- INSTRUCTIONS TO FOLLOW
Retype exactly what runs from the first line of the data to the line with "const hyperplasiaStars = [[], []];", keeping both of those lines and skipping pictures.

- RECORDED DATA
=-=-=

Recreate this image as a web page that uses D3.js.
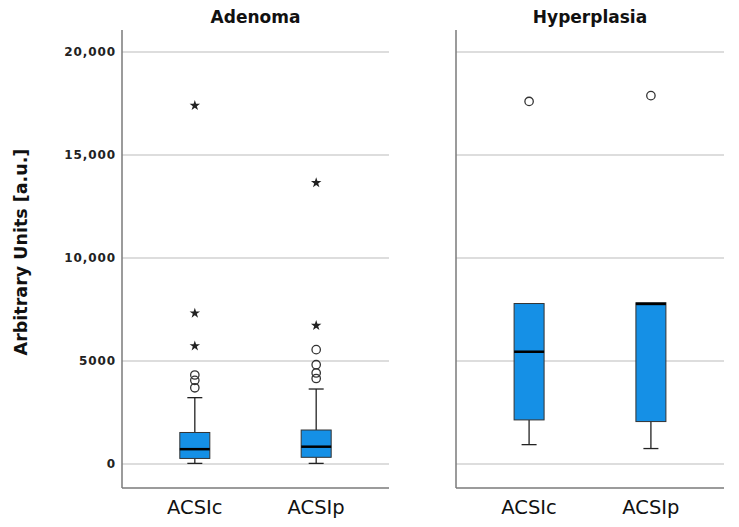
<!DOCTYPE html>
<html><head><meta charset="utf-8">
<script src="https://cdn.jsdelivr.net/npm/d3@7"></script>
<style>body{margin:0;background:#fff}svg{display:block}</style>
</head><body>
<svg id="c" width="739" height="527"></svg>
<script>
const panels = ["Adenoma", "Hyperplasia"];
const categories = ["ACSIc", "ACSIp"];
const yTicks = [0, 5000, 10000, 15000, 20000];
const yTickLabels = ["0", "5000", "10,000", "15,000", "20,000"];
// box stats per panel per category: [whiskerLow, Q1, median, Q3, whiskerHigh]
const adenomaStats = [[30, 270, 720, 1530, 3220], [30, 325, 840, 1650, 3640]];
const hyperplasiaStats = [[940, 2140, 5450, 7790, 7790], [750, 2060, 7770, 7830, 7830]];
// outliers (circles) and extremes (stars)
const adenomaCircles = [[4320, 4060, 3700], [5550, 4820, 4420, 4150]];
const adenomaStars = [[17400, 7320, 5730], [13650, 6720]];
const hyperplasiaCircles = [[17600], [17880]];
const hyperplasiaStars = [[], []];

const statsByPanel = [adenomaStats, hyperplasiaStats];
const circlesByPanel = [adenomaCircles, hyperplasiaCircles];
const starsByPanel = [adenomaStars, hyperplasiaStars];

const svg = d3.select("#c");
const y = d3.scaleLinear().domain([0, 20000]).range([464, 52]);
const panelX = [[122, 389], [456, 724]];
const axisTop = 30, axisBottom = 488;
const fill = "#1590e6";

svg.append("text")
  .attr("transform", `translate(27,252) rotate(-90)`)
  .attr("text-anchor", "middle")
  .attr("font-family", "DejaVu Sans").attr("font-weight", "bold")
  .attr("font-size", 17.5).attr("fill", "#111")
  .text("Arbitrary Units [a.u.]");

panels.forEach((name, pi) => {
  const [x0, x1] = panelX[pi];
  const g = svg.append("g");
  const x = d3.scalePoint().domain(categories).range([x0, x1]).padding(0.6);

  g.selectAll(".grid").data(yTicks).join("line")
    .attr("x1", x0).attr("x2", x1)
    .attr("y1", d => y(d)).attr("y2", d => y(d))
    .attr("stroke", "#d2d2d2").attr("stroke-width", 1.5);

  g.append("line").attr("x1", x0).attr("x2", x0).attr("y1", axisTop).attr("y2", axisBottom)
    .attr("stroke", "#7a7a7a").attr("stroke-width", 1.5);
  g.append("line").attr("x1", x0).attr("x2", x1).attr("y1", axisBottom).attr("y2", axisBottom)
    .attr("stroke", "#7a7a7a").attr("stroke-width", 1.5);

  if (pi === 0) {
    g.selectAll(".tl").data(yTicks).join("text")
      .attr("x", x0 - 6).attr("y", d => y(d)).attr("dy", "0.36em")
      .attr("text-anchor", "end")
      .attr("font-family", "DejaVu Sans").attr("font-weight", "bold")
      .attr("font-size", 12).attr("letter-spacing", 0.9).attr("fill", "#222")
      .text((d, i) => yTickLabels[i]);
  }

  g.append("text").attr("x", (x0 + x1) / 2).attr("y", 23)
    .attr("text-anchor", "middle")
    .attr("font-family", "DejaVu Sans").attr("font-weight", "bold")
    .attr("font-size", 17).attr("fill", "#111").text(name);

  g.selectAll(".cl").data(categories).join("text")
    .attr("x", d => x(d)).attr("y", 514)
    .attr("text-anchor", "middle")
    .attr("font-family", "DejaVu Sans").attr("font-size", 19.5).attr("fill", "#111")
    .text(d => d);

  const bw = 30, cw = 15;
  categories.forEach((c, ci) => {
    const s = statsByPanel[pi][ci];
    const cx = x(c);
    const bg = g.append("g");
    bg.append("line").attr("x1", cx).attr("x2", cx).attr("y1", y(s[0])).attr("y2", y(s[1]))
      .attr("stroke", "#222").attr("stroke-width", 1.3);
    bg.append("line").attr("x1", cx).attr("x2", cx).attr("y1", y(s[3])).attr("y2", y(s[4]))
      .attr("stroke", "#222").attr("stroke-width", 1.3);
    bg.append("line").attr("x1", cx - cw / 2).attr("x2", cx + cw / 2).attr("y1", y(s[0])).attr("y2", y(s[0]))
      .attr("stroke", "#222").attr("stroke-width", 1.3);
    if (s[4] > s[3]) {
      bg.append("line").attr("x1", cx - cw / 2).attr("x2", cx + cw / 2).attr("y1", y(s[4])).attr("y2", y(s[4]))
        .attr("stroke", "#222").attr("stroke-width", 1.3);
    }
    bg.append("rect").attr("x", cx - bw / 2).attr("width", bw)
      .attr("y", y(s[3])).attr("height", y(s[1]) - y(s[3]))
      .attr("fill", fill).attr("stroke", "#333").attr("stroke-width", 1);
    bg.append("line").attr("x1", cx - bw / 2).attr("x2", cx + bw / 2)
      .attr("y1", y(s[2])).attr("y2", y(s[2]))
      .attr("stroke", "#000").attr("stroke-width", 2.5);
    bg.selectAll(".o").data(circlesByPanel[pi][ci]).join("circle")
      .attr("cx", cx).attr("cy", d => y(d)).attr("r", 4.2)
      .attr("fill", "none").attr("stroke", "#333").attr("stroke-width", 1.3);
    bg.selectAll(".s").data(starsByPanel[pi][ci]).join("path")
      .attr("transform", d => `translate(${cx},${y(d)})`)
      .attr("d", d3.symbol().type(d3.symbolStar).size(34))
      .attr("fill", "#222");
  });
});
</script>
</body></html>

=-=-=

- ANSWER TO THIS TASK
Recreate this image as a web page that uses D3.js.
<!DOCTYPE html>
<html><head><meta charset="utf-8">
<script src="https://cdn.jsdelivr.net/npm/d3@7"></script>
<style>body{margin:0;background:#fff}svg{display:block}</style>
</head><body>
<svg id="c" width="739" height="527"></svg>
<script>
const panels = ["Adenoma", "Hyperplasia"];
const categories = ["ACSIc", "ACSIp"];
const yTicks = [0, 5000, 10000, 15000, 20000];
const yTickLabels = ["0", "5000", "10,000", "15,000", "20,000"];
// box stats per panel per category: [whiskerLow, Q1, median, Q3, whiskerHigh]
const adenomaStats = [[30, 270, 720, 1530, 3220], [30, 325, 840, 1650, 3640]];
const hyperplasiaStats = [[940, 2140, 5450, 7790, 7790], [750, 2060, 7770, 7830, 7830]];
// outliers (circles) and extremes (stars)
const adenomaCircles = [[4320, 4060, 3700], [5550, 4820, 4420, 4150]];
const adenomaStars = [[17400, 7320, 5730], [13650, 6720]];
const hyperplasiaCircles = [[17600], [17880]];
const hyperplasiaStars = [[], []];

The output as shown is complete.